Should children and young people regulate their own access to Social Media themselves?
A new old news story from Nyborg Gymnasium, which in 2020 on the students ‘own initiative’ blocked Social Media, games, streaming, etc. on the students’ computers when the bell rang for class. Not only that, they were also asked to put their phones in a box at the door of the classroom.
1 year later, the principal at Nyborg Gymnasium evaluate the impact, and it is a predominantly positive evaluation: – “The problem has actually been solved. Come and talk to my students, and you will see that there is another peace. It has created more well-being, presence in the class and more professional focus”.
According to one of the students at Nyborg Gymnasium, there was general opposition to the restriction in the beginning, as they wanted to be treated more like adults and thought it was deprivation of liberty. But today they have become accustomed to the restriction, and of course that there are ways to circumvent the restriction.
The perspective is quite interesting, as it generally contradicts traditional Danish pedagogy, which focuses on education through dialogue, and that limitations rather make the problem bigger than smaller.
According to pedagogical consultant, Dorte Ågard, who has just published the book “screens in school”, it is a solution that is appropriate to the goal, since young people cannot take responsibility for their own self-regulation “it requires a self-control at 16-18- year olds, which they do not have at all yet ”.
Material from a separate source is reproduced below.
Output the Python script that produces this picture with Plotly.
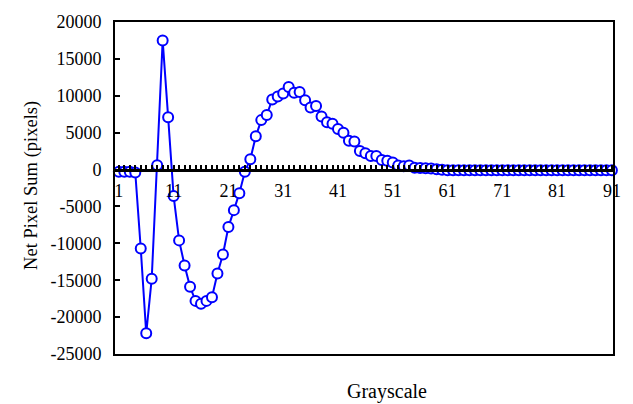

In contrast to Dorte Ågard, Christian Mogensen, consultant at the Center for Digital Pedagogy, believes that it will simply be a matter of pushing the problem ahead when young people must be able to exercise self-control at, for example, the university. “In high school, you have to teach young people to take responsibility for their own learning and be part of a learning environment – and you do not do that by blocking the things that take concentration” he says.
However, the conflicting pedagogical views do not necessarily have to be opposites. Today, it is harder and harder to curb young people’s access to digital services, and there is no doubt that they are all fighting for our attention, maximizing the time we spend on the services. Therefore, it is important that we are able to use tools for constraints at the times when it makes sense. For example, it will almost always be appropriate to limit notifications when you are sleeping or having to concentrate at school, but therefore you can still have good access to the service and let the young people regulate themselves so that they visit it every 5 minutes.
There are also several opportunities to create better digital education, for example through nudging. One could make a contest about who visits Social Media at least during the day. In other situations, it may turn out that a period of regulation and restriction is needed for young people to experience peace without disturbance, and how presence in the physical world can offset the digital.
It may all sound very difficult to handle, and therefore many feel that it is a lost cause, for both parents and school leaders, as the young people are “born with their fingers on the keys“.
But it does not have to be impossible to help yourself and your children to better digital habits and achieve the ability to exercise self-control in our digital life.